Burton v. Century Park Associates LLC
Filing
54
MINUTE ORDER by Magistrate Judge Kristen L. Mix on 7/29/14. Motion for Leave to Amend Complaint 51 is DENIED without prejudice.(lgale)
IN THE UNITED STATES DISTRICT COURT
FOR THE DISTRICT OF COLORADO
Civil Action No. 13-cv-01798-WJM-KLM
KELSIE BURTON,
Plaintiff,
v.
CENTURY PARK ASSOCIATES LLC,
Defendant.
_____________________________________________________________________
MINUTE ORDER
_____________________________________________________________________
ENTERED BY MAGISTRATE JUDGE KRISTEN L. MIX
This matter is before the Court on Plaintiff’s Motion for Leave to Amend
Complaint [#51] (the “Motion”).
IT IS HEREBY ORDERED that the Motion [#51] is DENIED without prejudice.
First, Plaintiff has failed to comply with D.C.COLO.LCivR 7.1(a), which provides as
follows:
Before filing a motion, counsel for the moving party or an unrepresented
party shall confer or make reasonable good faith efforts to confer with any
opposing counsel or unrepresented party to resolve any disputed matter.

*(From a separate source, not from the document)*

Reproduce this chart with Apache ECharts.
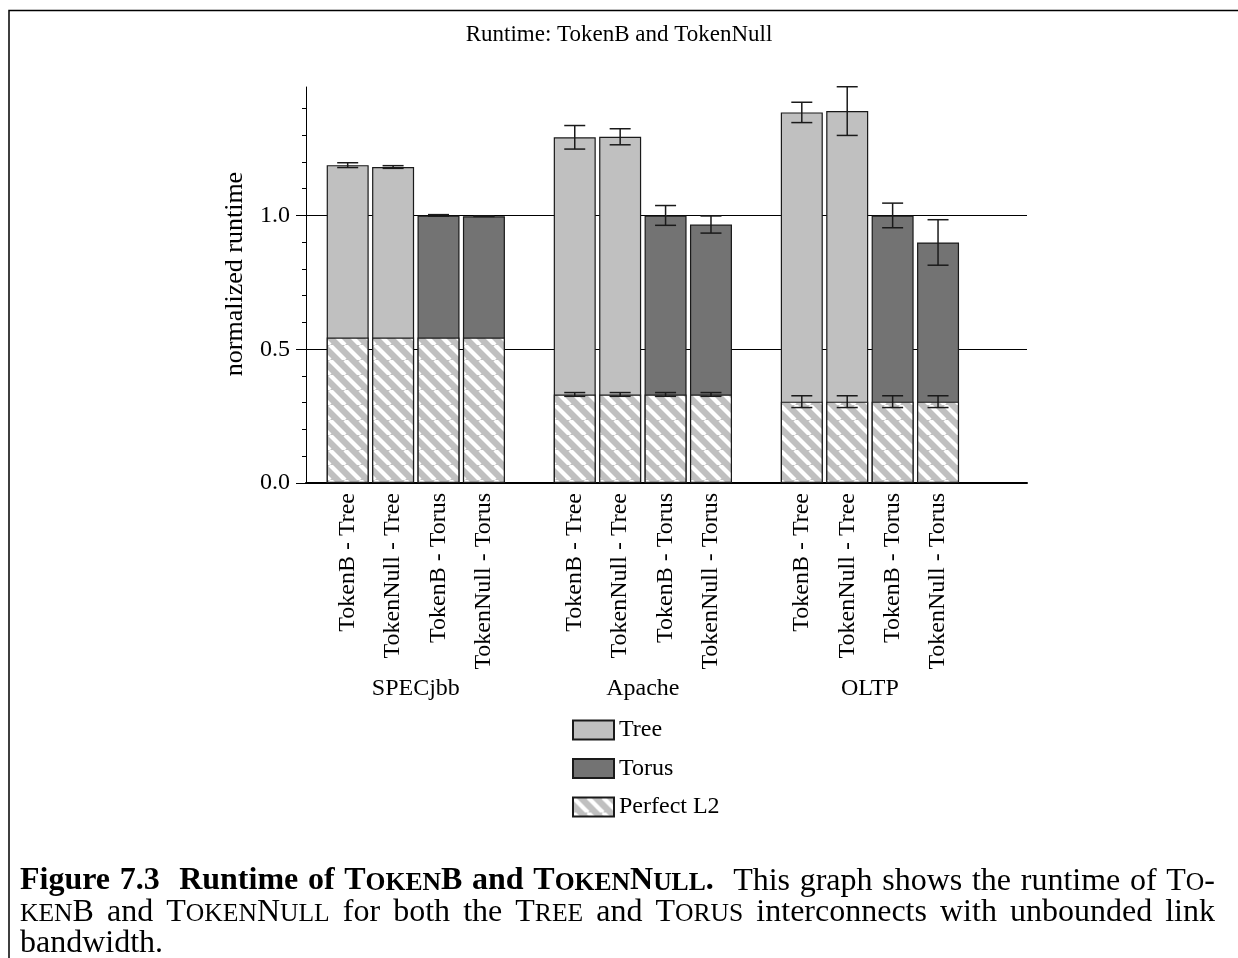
<!DOCTYPE html>
<html>
<head>
<meta charset="utf-8">
<script src="https://cdn.jsdelivr.net/npm/echarts@6/dist/echarts.min.js"></script>
<style>
  html, body { margin: 0; padding: 0; background: #fff; }
  #chart { width: 1238px; height: 958px; }
</style>
</head>
<body>
<div id="chart"></div>
<script>
// ---- data ----------------------------------------------------------------
// Bar slots along the x axis (slots 4 and 9 are the gaps between workloads)
const slots = [0, 1, 2, 3, 5, 6, 7, 8, 10, 11, 12, 13];
const barLabels = [
  'TokenB - Tree', 'TokenNull - Tree', 'TokenB - Torus', 'TokenNull - Torus',
  'TokenB - Tree', 'TokenNull - Tree', 'TokenB - Torus', 'TokenNull - Torus',
  'TokenB - Tree', 'TokenNull - Tree', 'TokenB - Torus', 'TokenNull - Torus'
];
const interconnect = [
  'Tree', 'Tree', 'Torus', 'Torus',
  'Tree', 'Tree', 'Torus', 'Torus',
  'Tree', 'Tree', 'Torus', 'Torus'
];
const workloads = ['SPECjbb', 'Apache', 'OLTP'];
const workloadCenters = [1.5, 6.5, 11.5];

// normalized runtime (total) and its error half-width
const runtime    = [1.188, 1.181, 1.000, 0.997, 1.292, 1.294, 1.000, 0.966, 1.385, 1.390, 1.000, 0.899];
const runtimeErr = [0.009, 0.005, 0.003, 0.001, 0.044, 0.030, 0.037, 0.032, 0.038, 0.091, 0.046, 0.085];
// runtime with a perfect L2 cache and its error half-width
const perfectL2    = [0.544, 0.544, 0.544, 0.544, 0.331, 0.331, 0.331, 0.331, 0.304, 0.304, 0.304, 0.304];
const perfectL2Err = [0.000, 0.000, 0.000, 0.000, 0.007, 0.007, 0.007, 0.007, 0.022, 0.022, 0.022, 0.022];

const yMajorTicks = [0, 0.5, 1.0];
const yMinorTicks = [0.1, 0.2, 0.3, 0.4, 0.6, 0.7, 0.8, 0.9, 1.1, 1.2, 1.3, 1.4];

// ---- styling helpers -----------------------------------------------------
const SERIF = '"Liberation Serif", "Times New Roman", serif';
const INK = '#1a1a1a';

function hatchPattern() {
  const s = 15;
  const c = document.createElement('canvas');
  c.width = s; c.height = s;
  const g = c.getContext('2d');
  g.fillStyle = '#c0c0c0';
  g.fillRect(0, 0, s, s);
  g.strokeStyle = '#ffffff';
  g.lineWidth = 4.2;
  for (let k = -1; k <= 1; k++) {
    g.beginPath();
    g.moveTo(k * s, 0);
    g.lineTo(k * s + s, s);
    g.stroke();
  }
  return c;
}

const barBorder = { borderColor: INK, borderWidth: 1.2 };

const treeData = [], torusData = [], l2Data = [], errData = [];
slots.forEach((x, i) => {
  (interconnect[i] === 'Tree' ? treeData : torusData).push([x, runtime[i]]);
  l2Data.push([x, perfectL2[i]]);
  errData.push([x, runtime[i] - runtimeErr[i], runtime[i] + runtimeErr[i]]);
  if (perfectL2Err[i] > 0) {
    errData.push([x, perfectL2[i] - perfectL2Err[i], perfectL2[i] + perfectL2Err[i]]);
  }
});

// ---- caption (justified, with small caps) --------------------------------
const CAP_SIZE = 32;
const SMALL_SIZE = 25.6;
const captionLines = [
  { baseline: 892, justify: true, words: [
    [['Figure', 'b']], [['7.3', 'b']], '|', [['Runtime', 'b']], [['of', 'b']],
    [['T', 'b'], ['OKEN', 'bs'], ['B', 'b']], [['and', 'b']],
    [['T', 'b'], ['OKEN', 'bs'], ['N', 'b'], ['ULL', 'bs'], ['.', 'b']], '|',
    [['This', 'n']], [['graph', 'n']], [['shows', 'n']], [['the', 'n']],
    [['runtime', 'n']], [['of', 'n']], [['T', 'n'], ['O', 'ns'], ['-', 'n']]
  ]},
  { baseline: 923, justify: true, words: [
    [['KEN', 'ns'], ['B', 'n']], [['and', 'n']],
    [['T', 'n'], ['OKEN', 'ns'], ['N', 'n'], ['ULL', 'ns']], [['for', 'n']],
    [['both', 'n']], [['the', 'n']], [['T', 'n'], ['REE', 'ns']], [['and', 'n']],
    [['T', 'n'], ['ORUS', 'ns']], [['interconnects', 'n']], [['with', 'n']],
    [['unbounded', 'n']], [['link', 'n']]
  ]},
  { baseline: 954, justify: false, words: [ [['bandwidth.', 'n']] ] }
];

function segFont(kind) {
  const bold = kind[0] === 'b';
  const size = kind.length > 1 ? SMALL_SIZE : CAP_SIZE;
  return { font: (bold ? 'bold ' : '') + size + 'px ' + SERIF, size };
}

function buildCaption(x0, x1) {
  const ctx = document.createElement('canvas').getContext('2d');
  const out = [];
  captionLines.forEach(line => {
    const words = [];
    const weights = [];
    let pendingWeight = 1;
    line.words.forEach(w => {
      if (w === '|') { pendingWeight = 2; return; }
      const segs = w.map(([t, kind]) => {
        const f = segFont(kind);
        ctx.font = f.font;
        return { t, font: f.font, size: f.size, w: ctx.measureText(t).width };
      });
      if (words.length) weights.push(pendingWeight);
      pendingWeight = 1;
      words.push({ segs, w: segs.reduce((a, s) => a + s.w, 0) });
    });
    ctx.font = CAP_SIZE + 'px ' + SERIF;
    const natural = ctx.measureText(' ').width;
    const sumW = words.reduce((a, w) => a + w.w, 0);
    const sumWeights = weights.reduce((a, b) => a + b, 0);
    const unit = line.justify && sumWeights ? (x1 - x0 - sumW) / sumWeights : natural;
    let x = x0;
    words.forEach((w, i) => {
      w.segs.forEach(s => {
        out.push({
          type: 'text', x: x, y: line.baseline - 0.3375 * s.size, silent: true,
          style: { text: s.t, font: s.font, fill: '#000', align: 'left', verticalAlign: 'middle' }
        });
        x += s.w;
      });
      if (i < weights.length) x += unit * weights[i];
    });
  });
  return out;
}

// ---- chart ---------------------------------------------------------------
const X_MIN = -0.918, X_MAX = 14.959, Y_MAX = 1.48;
const chart = echarts.init(document.getElementById('chart'), null, { renderer: 'canvas' });

const option = {
  animation: false,
  backgroundColor: '#ffffff',
  title: {
    text: 'Runtime: TokenB and TokenNull',
    left: 'center', top: 23, padding: 0,
    textStyle: { fontFamily: SERIF, fontSize: 23, fontWeight: 'normal', color: '#000' }
  },
  legend: {
    data: ['Tree', 'Torus', 'Perfect L2'],
    orient: 'vertical', left: 572, top: 718, padding: 0,
    itemWidth: 41, itemHeight: 19, itemGap: 14.5, icon: 'rect',
    selectedMode: false,
    textStyle: { fontFamily: SERIF, fontSize: 24, color: '#000', lineHeight: 19 }
  },
  grid: { left: 306, top: 87, width: 721, height: 396, containLabel: false },
  xAxis: [{
    type: 'value', min: X_MIN, max: X_MAX,
    axisLine: { show: true, onZero: false, lineStyle: { color: '#000', width: 2 } },
    axisTick: { show: false },
    splitLine: { show: false },
    axisLabel: {
      customValues: slots,
      formatter: v => barLabels[slots.indexOf(v)],
      rotate: 90, margin: 10,
      fontFamily: SERIF, fontSize: 24, color: '#000'
    }
  }, {
    type: 'value', min: X_MIN, max: X_MAX, position: 'bottom',
    axisLine: { show: false, onZero: false }, axisTick: { show: false }, splitLine: { show: false },
    axisLabel: {
      customValues: workloadCenters,
      formatter: v => workloads[workloadCenters.indexOf(v)],
      margin: 194,
      fontFamily: SERIF, fontSize: 24, color: '#000'
    }
  }],
  yAxis: [{
    type: 'value', min: 0, max: Y_MAX, interval: 0.5,
    name: 'normalized runtime', nameLocation: 'middle', nameGap: 58,
    nameTextStyle: { fontFamily: SERIF, fontSize: 26, color: '#000', padding: [0, 0, 0, 22] },
    axisLine: { show: true, onZero: false, lineStyle: { color: '#000', width: 1 } },
    axisTick: { show: true, length: 10, customValues: yMajorTicks, lineStyle: { color: '#000', width: 1 } },
    axisLabel: {
      customValues: yMajorTicks, formatter: v => v.toFixed(1), margin: 16,
      fontFamily: SERIF, fontSize: 24, color: '#000'
    },
    splitLine: { show: true, showMinLine: false, showMaxLine: true, lineStyle: { color: '#000', width: 1 } }
  }, {
    type: 'value', min: 0, max: Y_MAX, interval: 0.1, position: 'left',
    axisLine: { show: false, onZero: false },
    axisTick: { show: true, length: 4, customValues: yMinorTicks, lineStyle: { color: '#000', width: 1 } },
    axisLabel: { show: false },
    splitLine: { show: false }
  }],
  series: [
    {
      name: 'Tree', type: 'bar', xAxisIndex: 0, yAxisIndex: 0,
      barWidth: 42, barGap: '-100%', z: 2,
      itemStyle: Object.assign({ color: '#c0c0c0' }, barBorder),
      data: treeData
    },
    {
      name: 'Torus', type: 'bar', xAxisIndex: 0, yAxisIndex: 0,
      barWidth: 42, barGap: '-100%', z: 2,
      itemStyle: Object.assign({ color: '#737373' }, barBorder),
      data: torusData
    },
    {
      name: 'Perfect L2', type: 'bar', xAxisIndex: 0, yAxisIndex: 0,
      barWidth: 42, barGap: '-100%', z: 3,
      itemStyle: Object.assign({ color: { image: hatchPattern(), repeat: 'repeat' } }, barBorder),
      data: l2Data
    },
    {
      name: 'error', type: 'custom', xAxisIndex: 0, yAxisIndex: 0, z: 5, silent: true,
      encode: { x: 0, y: [1, 2] },
      renderItem: (params, api) => {
        const x = api.value(0);
        const top = api.coord([x, api.value(2)]);
        const bot = api.coord([x, api.value(1)]);
        const w = 10.5;
        const style = { stroke: INK, lineWidth: 1.5, fill: null };
        return {
          type: 'group',
          children: [
            { type: 'line', shape: { x1: top[0], y1: top[1], x2: bot[0], y2: bot[1] }, style },
            { type: 'line', shape: { x1: top[0] - w, y1: top[1], x2: top[0] + w, y2: top[1] }, style },
            { type: 'line', shape: { x1: bot[0] - w, y1: bot[1], x2: bot[0] + w, y2: bot[1] }, style }
          ]
        };
      },
      data: errData
    }
  ],
  graphic: [
    {
      type: 'polyline', silent: true,
      shape: { points: [[9, 958], [9, 10.5], [1238, 10.5]] },
      style: { stroke: '#000', lineWidth: 1.5, fill: null }
    }
  ].concat(buildCaption(20, 1215))
};

chart.setOption(option);
</script>
</body>
</html>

The moving party shall describe in the motion, or in a certificate attached to
the motion, the specific efforts to fulfill this duty.
The Motion may be denied on this basis alone.
Second, Plaintiff asserts that Fed. R. Civ. P. 15(a)(1)(B) permits her to file an
amended complaint as a matter of course. This is incorrect. Rule 15(a)(1)(B) allows a
party to “amend its pleading once as a matter of course . . . if the pleading is one to which
a responsive pleading is required, 21 days after service of a responsive pleading or 21 days
after service of a motion under Rule 12(b), (e), or (f), whichever is earlier.” Here, the
“earlier” triggering action in the case was the filing of Defendant’s Motion to Dismiss [#18]
on October 7, 2013, not the filing of Defendant’s Answer [#48] on July 7, 2014.